Again, humanity, in this vision of the world, is not the center of creation. Instead, creation is made to praise its Maker. At the same time, humanity (in the person of Job) is the only passenger on this grand tour of the cosmos. God invites Job to see the world from a God’s-eye point of view, and to delight in its beauty as God does.

Job responds to these speeches of God by recanting (a better translation in vs. 6 than “I despise myself”) and by acknowledging that he spoke of things he didn’t understand. The world is not a chaotic and disordered place, as Job had claimed (see ch. 9), and God is not vindictive and overly concerned with human sin, as he had argued (7:11-21). God’s concern for the world (including humanity) is far more expansive than Job had imagined. Humanity has a place in that world, but it is not what Job or his friends had imagined; that is, humanity as the center of creation and the sole recipient of God’s attention. God’s concern is for all of life and all of creation, including humanity. In the God-speeches, Job’s vision is expanded and Job’s hope is fulfilled: He has seen God (42:5; cf. 19:26-27).

Note: The preacher might put this text into conversation with texts like Matt 6:25-33 or Rom 8:31-39. These texts and many others affirm that God loves us and provides for us. The vision of Job emphasizes God’s love and care for all of creation, but it does not negate God’s love for humanity.

Week 6
Job 42:7-17

In the last chapter of the book, Job is commended by God for speaking “to me rightly” (42:7-8; a better translation than “of me what is right.”) Job, unlike his friends, has continued to speak to God rather than just about God and has thereby been faithful to that relationship.

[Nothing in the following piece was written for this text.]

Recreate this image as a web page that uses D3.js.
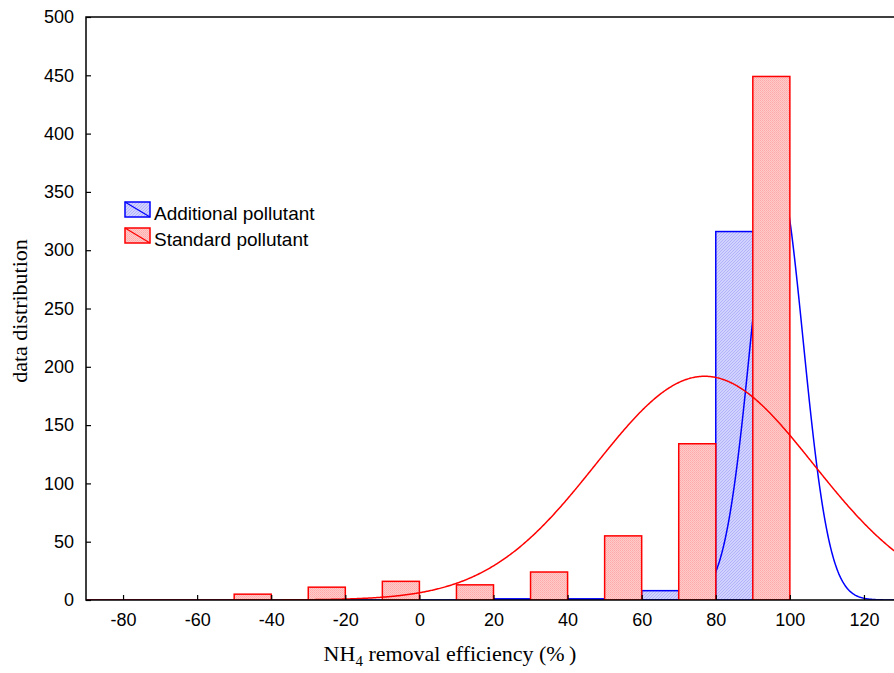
<!DOCTYPE html>
<html>
<head>
<meta charset="utf-8">
<script src="https://cdn.jsdelivr.net/npm/d3@7"></script>
<style>
  html, body { margin: 0; padding: 0; background: #fff; }
  svg { display: block; }
</style>
</head>
<body>
<svg id="chart" width="894" height="673"></svg>
<script>
// Histogram bins (width 20), each split into two half-width bars per series
const binCenters = [-80, -60, -40, -20, 0, 20, 40, 60, 80, 100, 120];
const standardCounts = [0, 0, 5, 11, 16, 13, 24, 55, 134, 449, 0];
const additionalCounts = [0, 0, 0, 0, 0, 1, 1, 8, 316, 0, 0];
const binWidth = 20;

// Fitted normal curves (mean, standard deviation)
const standardFit = [77, 29.4];
const additionalFit = [96.5, 7.07];

const xTicks = [-80, -60, -40, -20, 0, 20, 40, 60, 80, 100, 120];
const yTicks = [0, 50, 100, 150, 200, 250, 300, 350, 400, 450, 500];

const seriesNames = ["Additional pollutant", "Standard pollutant"];

const svg = d3.select("#chart");
const plotLeft = 86, plotRight = 901, plotTop = 17, plotBottom = 600;

const x = d3.scaleLinear().domain([-90, 130]).range([plotLeft, plotRight]);
const y = d3.scaleLinear().domain([0, 500]).range([plotBottom, plotTop]);

// Fill patterns
const defs = svg.append("defs");
const pr = defs.append("pattern").attr("id", "redFill")
  .attr("width", 2).attr("height", 2).attr("patternUnits", "userSpaceOnUse");
pr.append("rect").attr("width", 2).attr("height", 2).attr("fill", "#ffcaca");
pr.append("rect").attr("width", 1).attr("height", 1).attr("fill", "#ffa8a8");
pr.append("rect").attr("x", 1).attr("y", 1).attr("width", 1).attr("height", 1).attr("fill", "#ffb4b4");

const pb = defs.append("pattern").attr("id", "blueFill")
  .attr("width", 3).attr("height", 3).attr("patternUnits", "userSpaceOnUse");
pb.append("rect").attr("width", 3).attr("height", 3).attr("fill", "#d2d2ff");
pb.append("rect").attr("x", 0).attr("y", 2).attr("width", 1).attr("height", 1).attr("fill", "#b2b2fa");
pb.append("rect").attr("x", 1).attr("y", 1).attr("width", 1).attr("height", 1).attr("fill", "#b2b2fa");
pb.append("rect").attr("x", 2).attr("y", 0).attr("width", 1).attr("height", 1).attr("fill", "#b2b2fa");

defs.append("clipPath").attr("id", "plotClip")
  .append("rect").attr("x", plotLeft).attr("y", plotTop)
  .attr("width", plotRight - plotLeft).attr("height", plotBottom - plotTop);

const plot = svg.append("g").attr("clip-path", "url(#plotClip)");

function normalCurve(counts, fit) {
  const n = d3.sum(counts);
  const [mu, sd] = fit;
  const scale = n * binWidth / (sd * Math.sqrt(2 * Math.PI));
  const pts = d3.range(-90, 130.01, 0.25).map(v => [v, scale * Math.exp(-((v - mu) ** 2) / (2 * sd * sd))]);
  return d3.line().x(d => x(d[0])).y(d => y(d[1]))(pts);
}

const bins = binCenters.map((c, i) => ({ c, std: standardCounts[i], add: additionalCounts[i] }));

// Additional pollutant bars (right half of each bin)
plot.selectAll(".addBar").data(bins.filter(d => d.add > 0)).join("rect")
  .attr("x", d => x(d.c))
  .attr("width", d => x(d.c + binWidth / 2) - x(d.c))
  .attr("y", d => y(d.add))
  .attr("height", d => y(0) - y(d.add))
  .attr("fill", "url(#blueFill)")
  .attr("stroke", "#0000ff").attr("stroke-width", 1.5);

plot.append("path").attr("d", normalCurve(additionalCounts, additionalFit))
  .attr("fill", "none").attr("stroke", "#0000ff").attr("stroke-width", 1.5);

// Standard pollutant bars (left half of each bin)
plot.selectAll(".stdBar").data(bins.filter(d => d.std > 0)).join("rect")
  .attr("x", d => x(d.c - binWidth / 2))
  .attr("width", d => x(d.c) - x(d.c - binWidth / 2))
  .attr("y", d => y(d.std))
  .attr("height", d => y(0) - y(d.std))
  .attr("fill", "url(#redFill)")
  .attr("stroke", "#ff0000").attr("stroke-width", 1.5);

plot.append("path").attr("d", normalCurve(standardCounts, standardFit))
  .attr("fill", "none").attr("stroke", "#ff0000").attr("stroke-width", 1.5);

// Axes
const font = "'Liberation Sans', Arial, sans-serif";
const yAxis = svg.append("g").attr("transform", `translate(${plotLeft},0)`)
  .call(d3.axisLeft(y).tickValues(yTicks).tickSize(-5).tickPadding(12).tickFormat(d => String(d)));
const xAxis = svg.append("g").attr("transform", `translate(0,${plotBottom})`)
  .call(d3.axisBottom(x).tickValues(xTicks).tickSize(-5).tickPadding(13).tickFormat(d => String(d)));
[xAxis, yAxis].forEach(a => {
  a.select(".domain").remove();
  a.selectAll("line").attr("stroke", "#000").attr("stroke-width", 1.2);
  a.selectAll("text").attr("font-family", font).attr("font-size", 18).attr("fill", "#000");
});

// Frame
svg.append("path")
  .attr("d", `M${plotRight},${plotTop}H${plotLeft}V${plotBottom}H${plotRight}`)
  .attr("fill", "none").attr("stroke", "#000").attr("stroke-width", 1.5);

// Legend
const legend = svg.append("g");
const legendItems = [
  { name: seriesNames[0], fill: "url(#blueFill)", color: "#0000ff" },
  { name: seriesNames[1], fill: "url(#redFill)", color: "#ff0000" }
];
legendItems.forEach((d, i) => {
  const g = legend.append("g").attr("transform", `translate(125,${202 + i * 26})`);
  g.append("rect").attr("width", 25).attr("height", 15)
    .attr("fill", d.fill).attr("stroke", d.color).attr("stroke-width", 1.5);
  g.append("line").attr("x1", 0).attr("y1", 0).attr("x2", 25).attr("y2", 15)
    .attr("stroke", d.color).attr("stroke-width", 1.2);
  g.append("text").attr("x", 29).attr("y", 17.5)
    .attr("font-family", font).attr("font-size", 19).attr("fill", "#000")
    .text(d.name);
});

// Axis titles
const serif = "'Liberation Serif', 'Times New Roman', serif";
const xt = svg.append("text").attr("x", 450).attr("y", 661)
  .attr("text-anchor", "middle").attr("font-family", serif).attr("font-size", 22).attr("fill", "#000");
xt.append("tspan").text("NH");
xt.append("tspan").attr("font-size", 15).attr("dy", 5).text("4");
xt.append("tspan").attr("dy", -5).text(" removal efficiency (%\u2009)");

svg.append("text").attr("transform", "translate(27,311) rotate(-90)")
  .attr("text-anchor", "middle").attr("font-family", serif).attr("font-size", 22).attr("fill", "#000")
  .text("data distribution");
</script>
</body>
</html>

Job’s fortunes are restored. He (and presumably Mrs. Job) have more children, and he gives his daughters names befitting their great beauty and an inheritance along with their brothers (an unheard-of act in that patriarchal culture). In other words, Job learns to govern his world the way God governs God’s world: with great delight in his children’s beauty and freedom. Like God, Job gives his children the freedom to be who they were created to be.

Though some readers find the epilogue of Job unsatisfactory, Ellen Davis suggests that the question one must ask is not, “How much (or how little) does it cost God to give more children?” but “What does it cost Job to become a father again?” (Getting Involved with God, p. 142). After all his suffering, Job does indeed choose to have more children; Job chooses to live again, even though he knows all too well the pain that living and loving entails. Such a choice stems from his fierce faith in the God of life.

At this end of the book of Job, it must be acknowledged that there is no fully satisfactory “answer” to the problem of innocent suffering. Still, Job provides us several faithful responses to suffering: speaking to God honestly and directly, and trusting that God will answer; risking living and loving even after great pain; and delighting in a world that is wild and beautiful and risky, trusting in the faithful God who created and still sustains that world.

Note: We read the book of Job as Christians, of course, and so we cannot finally speak of suffering without speaking of the cross. The preacher could speak of Job as a theologian of the cross (see Diane Jacobson’s article by that title in the Fall 2011 issue of Word and World ). The preacher could speak of the book of Job as a story of death and resurrection (though resurrection is not a full-fledged theological concept in the book of Job, the end of the book is a sort of resurrection). The preacher could also, of course, speak of Jesus’ suffering on the cross and his resurrection which holds the promise of new life for us all.

In other words, let the book of Job speak in its own right in your preaching (don’t “jump to Jesus” too soon), but don’t be afraid to read it through the lens of Christian faith, as well.

Blessings to you as you study and preach!